### Task prompt
Set down, exactly as written, the lines from the top of the data to the line that holds "import plotly.graph_objects as go", and omit the pictures.

### Dataset content
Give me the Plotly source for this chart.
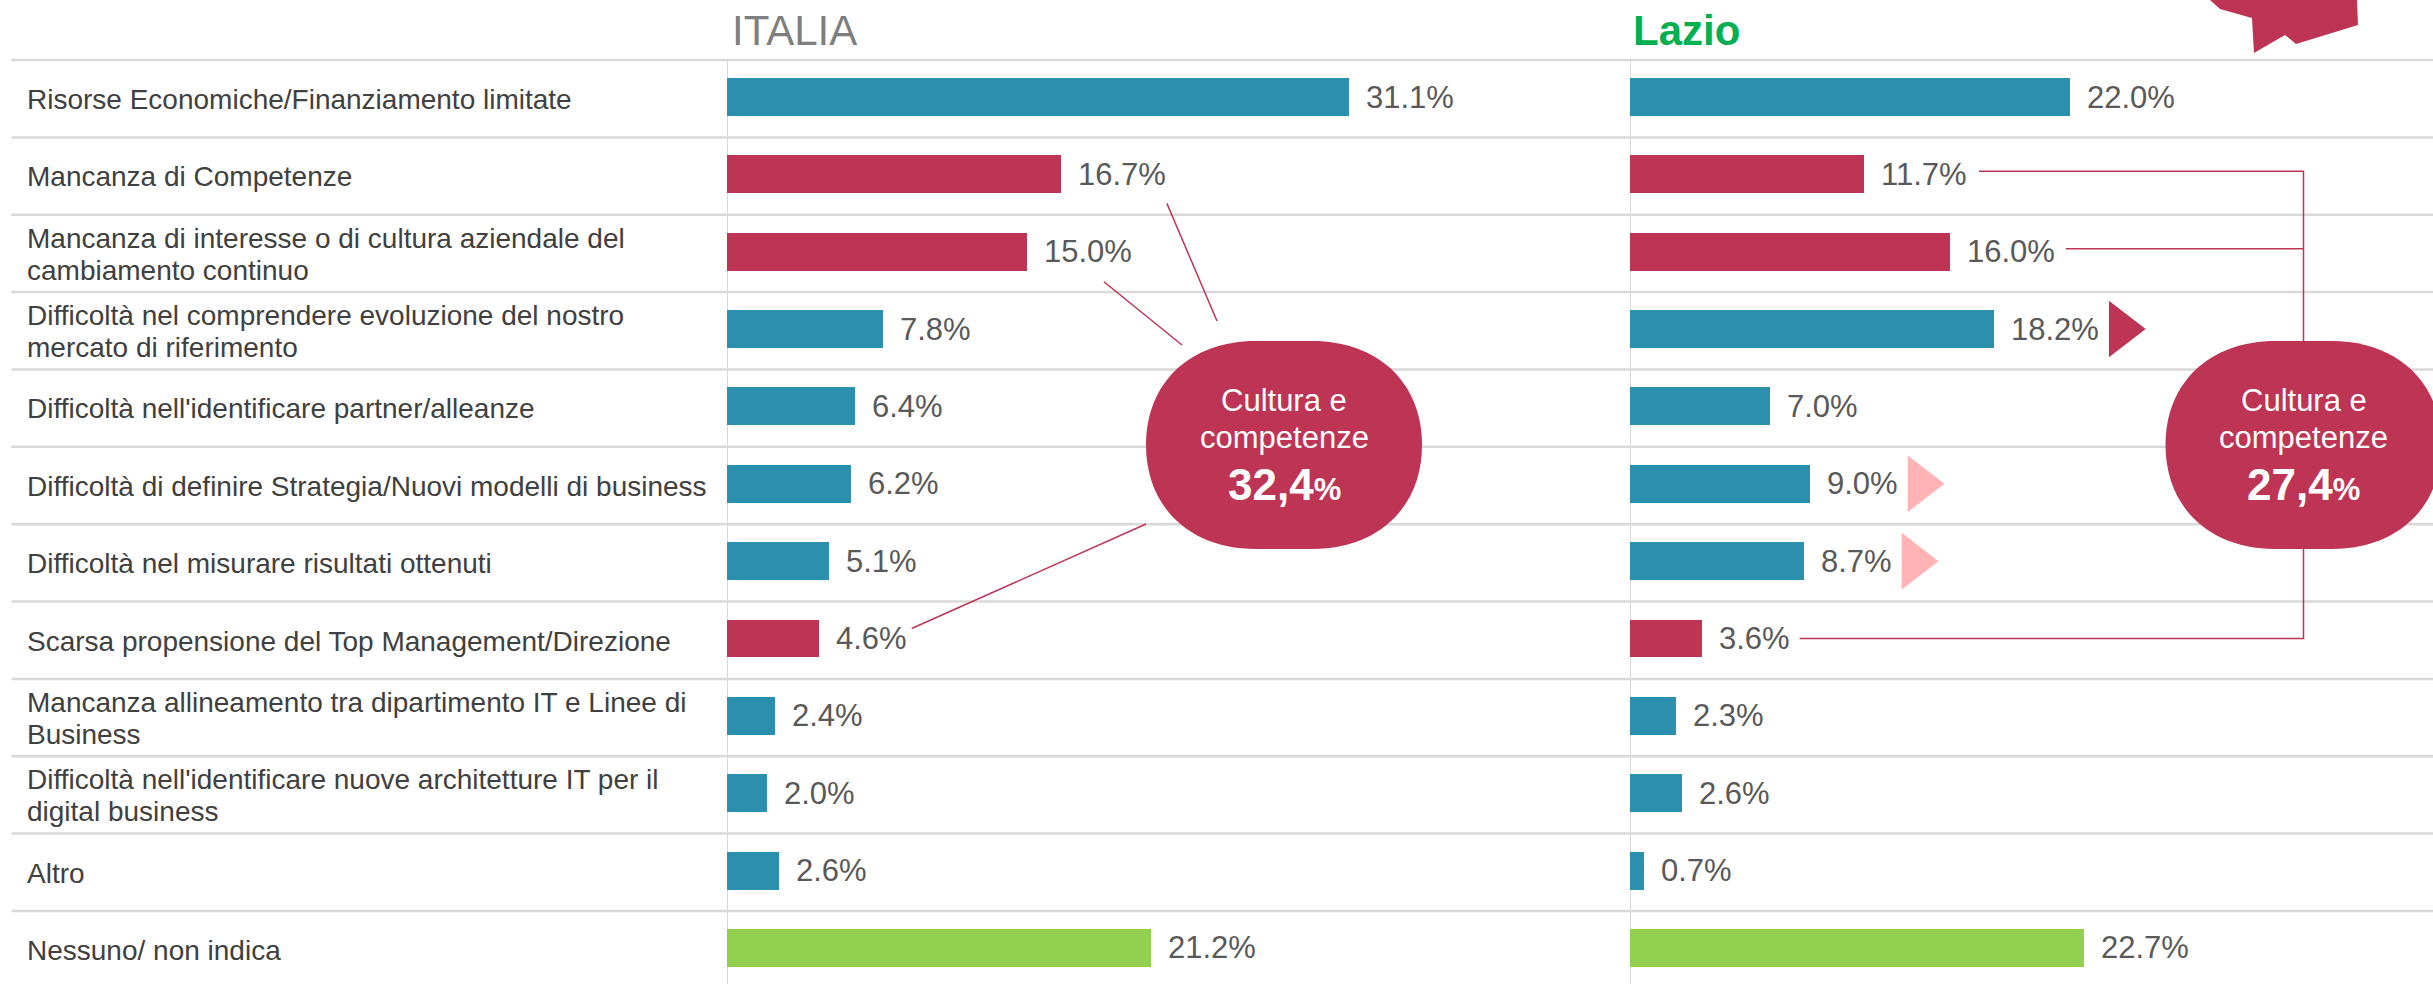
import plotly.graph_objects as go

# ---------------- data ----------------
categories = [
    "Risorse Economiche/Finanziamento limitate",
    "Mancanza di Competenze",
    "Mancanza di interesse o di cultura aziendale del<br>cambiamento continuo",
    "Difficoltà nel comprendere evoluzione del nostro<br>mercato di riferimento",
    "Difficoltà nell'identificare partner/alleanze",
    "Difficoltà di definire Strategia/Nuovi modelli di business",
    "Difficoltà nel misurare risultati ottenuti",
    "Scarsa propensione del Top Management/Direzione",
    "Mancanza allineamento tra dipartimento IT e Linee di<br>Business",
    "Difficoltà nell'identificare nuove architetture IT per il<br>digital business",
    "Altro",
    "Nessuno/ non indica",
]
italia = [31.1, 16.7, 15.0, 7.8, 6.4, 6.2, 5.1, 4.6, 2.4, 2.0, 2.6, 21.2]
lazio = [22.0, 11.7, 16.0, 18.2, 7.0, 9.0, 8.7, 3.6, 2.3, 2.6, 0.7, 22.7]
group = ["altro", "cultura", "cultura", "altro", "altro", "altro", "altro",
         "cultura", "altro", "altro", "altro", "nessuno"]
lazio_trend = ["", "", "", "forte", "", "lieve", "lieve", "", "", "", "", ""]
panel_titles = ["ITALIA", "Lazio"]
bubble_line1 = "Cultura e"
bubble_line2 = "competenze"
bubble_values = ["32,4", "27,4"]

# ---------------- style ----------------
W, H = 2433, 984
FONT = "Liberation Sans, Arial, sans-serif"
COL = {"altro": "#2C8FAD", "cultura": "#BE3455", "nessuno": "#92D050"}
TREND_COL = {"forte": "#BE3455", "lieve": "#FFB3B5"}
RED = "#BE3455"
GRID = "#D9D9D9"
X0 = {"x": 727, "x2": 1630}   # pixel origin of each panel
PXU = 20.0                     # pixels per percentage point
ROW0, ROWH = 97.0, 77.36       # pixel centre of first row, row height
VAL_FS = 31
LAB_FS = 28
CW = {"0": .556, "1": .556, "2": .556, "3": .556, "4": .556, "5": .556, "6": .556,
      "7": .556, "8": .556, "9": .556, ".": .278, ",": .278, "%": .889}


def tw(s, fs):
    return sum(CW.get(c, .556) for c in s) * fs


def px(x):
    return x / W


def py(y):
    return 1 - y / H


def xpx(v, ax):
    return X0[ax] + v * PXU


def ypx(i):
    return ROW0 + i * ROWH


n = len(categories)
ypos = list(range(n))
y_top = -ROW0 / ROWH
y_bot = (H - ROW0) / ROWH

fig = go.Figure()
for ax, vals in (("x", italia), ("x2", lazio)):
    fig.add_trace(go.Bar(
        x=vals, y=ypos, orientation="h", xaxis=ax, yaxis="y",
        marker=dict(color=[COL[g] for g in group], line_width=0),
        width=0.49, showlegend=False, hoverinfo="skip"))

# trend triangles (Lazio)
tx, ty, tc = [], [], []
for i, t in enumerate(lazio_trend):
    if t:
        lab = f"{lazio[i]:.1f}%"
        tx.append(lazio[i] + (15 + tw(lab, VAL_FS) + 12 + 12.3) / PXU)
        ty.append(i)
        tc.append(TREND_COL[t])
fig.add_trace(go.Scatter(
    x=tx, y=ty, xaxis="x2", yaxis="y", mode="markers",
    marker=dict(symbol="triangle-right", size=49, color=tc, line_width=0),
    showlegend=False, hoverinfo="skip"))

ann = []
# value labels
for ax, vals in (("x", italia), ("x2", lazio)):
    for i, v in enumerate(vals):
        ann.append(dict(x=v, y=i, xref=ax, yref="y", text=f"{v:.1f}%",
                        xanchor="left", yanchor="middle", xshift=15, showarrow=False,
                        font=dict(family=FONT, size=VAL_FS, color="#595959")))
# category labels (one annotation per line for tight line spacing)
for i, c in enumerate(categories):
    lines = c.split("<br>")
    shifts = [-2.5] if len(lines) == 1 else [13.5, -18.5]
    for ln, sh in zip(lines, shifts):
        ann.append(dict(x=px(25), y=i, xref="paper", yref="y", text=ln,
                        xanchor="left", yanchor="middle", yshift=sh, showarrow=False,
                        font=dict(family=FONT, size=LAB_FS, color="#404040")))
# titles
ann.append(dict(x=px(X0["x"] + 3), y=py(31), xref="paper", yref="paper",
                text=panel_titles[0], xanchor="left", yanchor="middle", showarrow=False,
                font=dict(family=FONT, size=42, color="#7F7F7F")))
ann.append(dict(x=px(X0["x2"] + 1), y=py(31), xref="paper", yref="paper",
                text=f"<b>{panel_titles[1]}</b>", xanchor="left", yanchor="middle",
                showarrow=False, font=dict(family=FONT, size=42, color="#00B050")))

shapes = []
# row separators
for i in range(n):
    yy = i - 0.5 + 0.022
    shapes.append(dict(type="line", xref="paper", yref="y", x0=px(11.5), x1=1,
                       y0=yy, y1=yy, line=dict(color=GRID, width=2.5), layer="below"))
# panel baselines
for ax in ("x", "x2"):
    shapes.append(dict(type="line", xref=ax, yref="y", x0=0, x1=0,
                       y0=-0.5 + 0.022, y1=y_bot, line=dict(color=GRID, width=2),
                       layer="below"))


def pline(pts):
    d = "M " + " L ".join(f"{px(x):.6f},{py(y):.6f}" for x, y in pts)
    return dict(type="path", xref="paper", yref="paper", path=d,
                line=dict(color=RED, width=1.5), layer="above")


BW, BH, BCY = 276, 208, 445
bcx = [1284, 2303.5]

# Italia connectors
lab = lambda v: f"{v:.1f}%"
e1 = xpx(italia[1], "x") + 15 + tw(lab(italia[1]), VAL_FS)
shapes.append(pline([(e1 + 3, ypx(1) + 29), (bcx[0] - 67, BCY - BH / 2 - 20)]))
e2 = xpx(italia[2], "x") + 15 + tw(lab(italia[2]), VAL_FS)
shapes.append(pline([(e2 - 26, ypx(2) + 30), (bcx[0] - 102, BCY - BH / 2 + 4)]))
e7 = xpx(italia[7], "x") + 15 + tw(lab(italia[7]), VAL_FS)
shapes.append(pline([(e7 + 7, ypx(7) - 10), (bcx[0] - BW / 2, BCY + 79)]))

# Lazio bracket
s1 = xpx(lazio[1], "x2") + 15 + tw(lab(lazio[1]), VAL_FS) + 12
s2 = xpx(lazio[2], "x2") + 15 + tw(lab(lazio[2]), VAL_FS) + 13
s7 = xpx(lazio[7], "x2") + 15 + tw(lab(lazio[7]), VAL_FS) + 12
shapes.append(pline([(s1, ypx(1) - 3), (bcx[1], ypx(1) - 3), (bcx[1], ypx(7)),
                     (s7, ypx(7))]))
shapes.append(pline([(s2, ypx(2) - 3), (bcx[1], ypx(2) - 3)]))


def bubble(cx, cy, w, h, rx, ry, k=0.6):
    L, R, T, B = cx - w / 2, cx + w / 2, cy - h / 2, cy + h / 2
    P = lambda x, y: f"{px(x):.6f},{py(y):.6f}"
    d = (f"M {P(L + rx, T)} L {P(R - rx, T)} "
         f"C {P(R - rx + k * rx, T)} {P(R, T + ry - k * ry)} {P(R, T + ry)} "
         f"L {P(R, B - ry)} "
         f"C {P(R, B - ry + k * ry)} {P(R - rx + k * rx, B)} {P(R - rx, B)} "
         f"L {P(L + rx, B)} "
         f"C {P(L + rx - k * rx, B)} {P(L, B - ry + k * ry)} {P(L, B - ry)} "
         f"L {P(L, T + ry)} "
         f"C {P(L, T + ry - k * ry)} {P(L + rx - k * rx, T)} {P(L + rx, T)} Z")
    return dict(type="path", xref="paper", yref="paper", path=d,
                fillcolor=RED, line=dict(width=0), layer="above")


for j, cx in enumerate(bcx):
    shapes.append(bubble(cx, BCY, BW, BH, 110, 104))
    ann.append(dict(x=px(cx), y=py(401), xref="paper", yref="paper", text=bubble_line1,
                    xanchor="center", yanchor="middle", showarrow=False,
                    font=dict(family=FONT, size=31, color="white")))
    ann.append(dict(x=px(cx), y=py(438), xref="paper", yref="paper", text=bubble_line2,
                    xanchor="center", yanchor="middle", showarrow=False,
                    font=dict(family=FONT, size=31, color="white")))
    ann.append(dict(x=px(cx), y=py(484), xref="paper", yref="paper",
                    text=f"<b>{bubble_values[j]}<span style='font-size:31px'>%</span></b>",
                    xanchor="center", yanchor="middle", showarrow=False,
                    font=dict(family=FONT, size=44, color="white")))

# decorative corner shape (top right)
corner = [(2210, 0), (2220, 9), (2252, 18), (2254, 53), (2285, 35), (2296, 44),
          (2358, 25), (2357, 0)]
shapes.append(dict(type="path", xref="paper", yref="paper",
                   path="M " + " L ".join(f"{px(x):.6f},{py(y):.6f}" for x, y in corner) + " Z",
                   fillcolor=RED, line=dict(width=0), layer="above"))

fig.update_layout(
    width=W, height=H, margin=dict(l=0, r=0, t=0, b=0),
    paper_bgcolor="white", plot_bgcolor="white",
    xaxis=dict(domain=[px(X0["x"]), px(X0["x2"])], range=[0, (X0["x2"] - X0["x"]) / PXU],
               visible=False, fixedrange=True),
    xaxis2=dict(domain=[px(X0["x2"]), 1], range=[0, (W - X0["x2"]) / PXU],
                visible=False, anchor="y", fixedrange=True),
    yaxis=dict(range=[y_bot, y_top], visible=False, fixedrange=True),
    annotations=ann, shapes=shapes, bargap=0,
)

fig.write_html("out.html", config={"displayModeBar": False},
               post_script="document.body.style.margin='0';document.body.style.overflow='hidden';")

### Answer for this exercise
Give me the Plotly source for this chart.
import plotly.graph_objects as go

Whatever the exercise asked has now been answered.